Paley sees mentoring—in particularly giving women a platform—as a crucial part of her role as a leader in tech. “I think it’s hard when you feel like you’re the only woman in the room or there are very few women in the room,” Paley said. “You feel that you have to prove yourself not just for yourself but for women in general. Women put a tremendous amount of pressure on themselves to not only succeed but to overachieve to clear a larger path for others.”
Mentorship in itself
Mentorship need not be a person-to-person engagement. Greater visibility in representation can be a kind of mentorship in itself. “People need to see representation,” Paley said. “For companies that really want to walk the walk and talk the talk, they need to look at their HR and hiring processes and making sure they’re open and accessible to everyone. And that they’re actively recruiting. It really starts with hiring policies and how you recruit and promote jobs.”
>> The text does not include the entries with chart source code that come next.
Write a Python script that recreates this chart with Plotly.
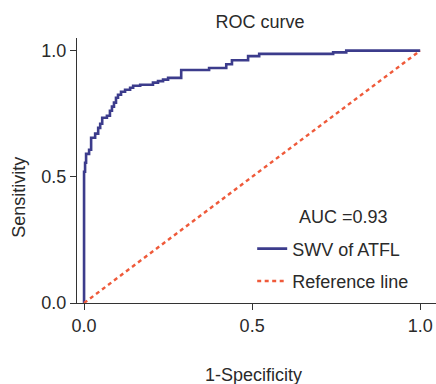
import plotly.graph_objects as go

# ROC curve corner points (1-specificity, sensitivity)
fpr = [0.0, 0.003, 0.006, 0.015, 0.021, 0.033, 0.042, 0.048, 0.054, 0.068, 0.077,
       0.083, 0.089, 0.095, 0.101, 0.110, 0.122, 0.137, 0.146, 0.167, 0.205,
       0.220, 0.235, 0.250, 0.289, 0.372, 0.423, 0.440, 0.488, 0.521, 0.741,
       0.780, 1.0]
tpr = [0.0, 0.520, 0.556, 0.591, 0.607, 0.655, 0.671, 0.694, 0.710, 0.734, 0.742,
       0.762, 0.778, 0.794, 0.813, 0.825, 0.837, 0.845, 0.853, 0.861, 0.865,
       0.873, 0.879, 0.885, 0.892, 0.923, 0.931, 0.946, 0.962, 0.978, 0.987,
       0.993, 1.0]
ref_x = [0.0, 1.0]
ref_y = [0.0, 1.0]
auc_text = "AUC =0.93"
tick_vals = [0.0, 0.5, 1.0]
tick_text = ["0.0", "0.5", "1.0"]

FONT = "Liberation Sans, Arial, sans-serif"
TXT = "#2a2a2a"
FS = 18
W, H = 436, 384

fig = go.Figure()
fig.add_trace(go.Scatter(x=fpr, y=tpr, mode="lines", name="SWV of ATFL",
                         line=dict(color="#3c3c8c", width=2.6, shape="vh"),
                         legendgroup="a"))
fig.add_trace(go.Scatter(x=ref_x, y=ref_y, mode="lines", name="Reference line",
                         line=dict(color="#ef5a3a", width=2.4, dash="4px,3.5px"),
                         legendgroup="b"))

axis_common = dict(showgrid=False, zeroline=False, showline=True,
                   linecolor="#333333", linewidth=1.3, ticks="outside",
                   ticklen=6, tickwidth=1.3, tickcolor="#333333",
                   tickvals=tick_vals, ticktext=tick_text,
                   tickfont=dict(family=FONT, size=FS, color=TXT))

fig.update_layout(
    width=W, height=H,
    margin=dict(l=77, r=0, t=38, b=81),
    paper_bgcolor="white", plot_bgcolor="white",
    font=dict(family=FONT, size=FS, color=TXT),
    title=dict(text="ROC curve", x=0.51, xref="paper", xanchor="center",
               y=1 - 22 / H, yref="container", yanchor="middle",
               font=dict(family=FONT, size=FS, color=TXT)),
    xaxis=dict(range=[-0.021, 1.047], **axis_common),
    yaxis=dict(range=[0, 1.05], **axis_common),
    showlegend=True,
    legend=dict(x=0.488, y=0.274, xanchor="left", yanchor="top",
                bgcolor="rgba(0,0,0,0)", tracegroupgap=6,
                font=dict(family=FONT, size=FS, color=TXT)),
    annotations=[
        dict(text=auc_text, x=0.741, y=0.326, xref="paper", yref="paper",
             xanchor="center", yanchor="middle", showarrow=False,
             font=dict(family=FONT, size=FS, color=TXT)),
        dict(text="1-Specificity", x=0.492, y=-0.272, xref="paper", yref="paper",
             xanchor="center", yanchor="middle", showarrow=False,
             font=dict(family=FONT, size=FS, color=TXT)),
        dict(text="Sensitivity", x=-0.164, y=0.398, xref="paper", yref="paper",
             xanchor="center", yanchor="middle", showarrow=False, textangle=-90,
             font=dict(family=FONT, size=FS, color=TXT)),
    ],
)

# remove the default 8px page margin so the figure fills the window exactly
fig.write_html("out.html",
               config={"displayModeBar": False},
               post_script="document.body.style.margin='0';"
                           "document.body.style.overflow='hidden';")
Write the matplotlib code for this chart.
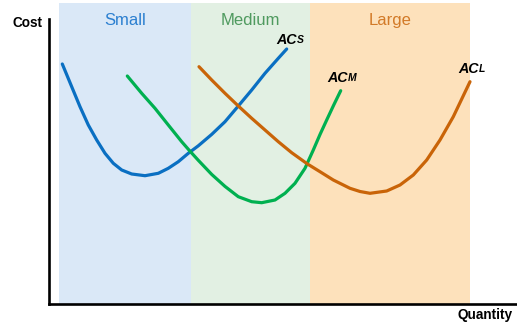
import matplotlib
matplotlib.use("Agg")
import matplotlib.pyplot as plt

plt.rcParams['font.family'] = ['Liberation Sans', 'DejaVu Sans']

# Short-run average cost curves for three plant sizes
acs_q = [1.33, 2.27, 3.1, 3.93, 4.77, 5.6, 6.43, 7.27, 8.27, 9.6, 10.93, 11.93, 12.93,
         13.93, 14.93, 16.27, 17.6, 18.93, 20.27, 21.6, 22.93, 23.77]
acs_c = [24.0, 21.73, 19.73, 17.9, 16.4, 15.07, 14.07, 13.4, 13.0, 12.83, 13.07, 13.57, 14.23,
         15.07, 15.82, 16.96, 18.23, 19.8, 21.4, 23.07, 24.57, 25.5]

acm_q = [7.83, 9.27, 10.6, 11.93, 13.27, 14.03, 14.93, 16.27, 17.6, 18.93, 20.27, 21.27,
         22.6, 23.6, 24.6, 25.6, 26.43, 27.1, 27.77, 28.45, 29.17]
acm_c = [22.8, 21.07, 19.57, 17.9, 16.23, 15.36, 14.37, 12.96, 11.76, 10.73, 10.23, 10.13,
         10.4, 11.07, 12.07, 13.57, 15.4, 16.95, 18.4, 19.85, 21.33]

acl_q = [15.0, 16.27, 17.6, 18.93, 20.27, 21.6, 22.93, 24.27, 25.85, 27.1, 28.43, 30.1,
         31.1, 32.1, 33.77, 35.1, 36.43, 37.77, 39.1, 40.43, 42.1]
acl_c = [23.73, 22.4, 21.07, 19.8, 18.57, 17.4, 16.23, 15.13, 14.0, 13.23, 12.4, 11.57,
         11.25, 11.07, 11.3, 11.9, 12.9, 14.4, 16.4, 18.73, 22.23]

# Output ranges where each plant size is cheapest
region_names = ["Small", "Medium", "Large"]
region_bounds = [(1.0, 14.2), (14.2, 26.1), (26.1, 42.1)]
region_fill = ["#dae8f7", "#e2f0e3", "#fde1bb"]
region_text = ["#2b7fd0", "#4f9a5f", "#d27a28"]

curve_names = ["S", "M", "L"]
curve_colors = ["#0a6fc2", "#00b050", "#c96408"]
label_pos = [(22.7, 26.0), (27.8, 22.2), (40.9, 23.1)]

W, H = 517, 323
fig = plt.figure(figsize=(W / 100, H / 100), dpi=100)
ax = fig.add_axes([49 / W, 19 / H, (W - 49) / W, (304 - 3) / H])
ax.set_xlim(0, (W - 49) / 10)
ax.set_ylim(0, 30.1)

for (lo, hi), fc, name, tc in zip(region_bounds, region_fill, region_names, region_text):
    ax.axvspan(lo, hi, color=fc, lw=0, zorder=0)
    ax.text((lo + hi) / 2, 27.9, name, ha='center', va='baseline',
            fontsize=12, color=tc)

for q, c, col in zip([acs_q, acm_q, acl_q], [acs_c, acm_c, acl_c], curve_colors):
    ax.plot(q, c, color=col, lw=2.3, solid_capstyle='round',
            solid_joinstyle='round', zorder=3)

for sub, (x, y) in zip(curve_names, label_pos):
    t = ax.text(x, y, "AC", ha='left', va='baseline', fontsize=10.3,
                fontweight='bold', fontstyle='italic', zorder=4)
    ax.annotate(sub, xy=(1, 0), xycoords=t, xytext=(0, 1.6), textcoords='offset points',
                ha='left', va='bottom', fontsize=7.5, fontweight='bold',
                fontstyle='italic', zorder=4)

for side in ("top", "right"):
    ax.spines[side].set_visible(False)
ax.spines['left'].set_linewidth(1.9)
ax.spines['bottom'].set_linewidth(1.9)
ax.spines['left'].set_bounds(0, 28.5)
ax.set_xticks([])
ax.set_yticks([])

fig.text(27.7 / W, 1 - 23 / H, "Cost", ha='center', va='center',
         fontsize=9.8, fontweight='bold')
fig.text(485.5 / W, 1 - 315.5 / H, "Quantity", ha='center', va='center',
         fontsize=9.8, fontweight='bold')

fig.savefig("out.png", dpi=100)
Simply bringing diverse people together in a room isn’t enough, Paley said. “If you try and fit everyone into the way things were done in the past but now you have more diverse faces there, you’ve missed the opportunity to rethink your entire process.”
“I am excited that gaming has brought people together from diverse backgrounds, and I feel that the more representation comes in the picture, the better we can tolerate each other,” said Ewok. “Not only tolerate but actually embrace and celebrate it. I want them to see that diversity makes it more interesting, and prove it to them that the experience, content, and everything are enhanced.”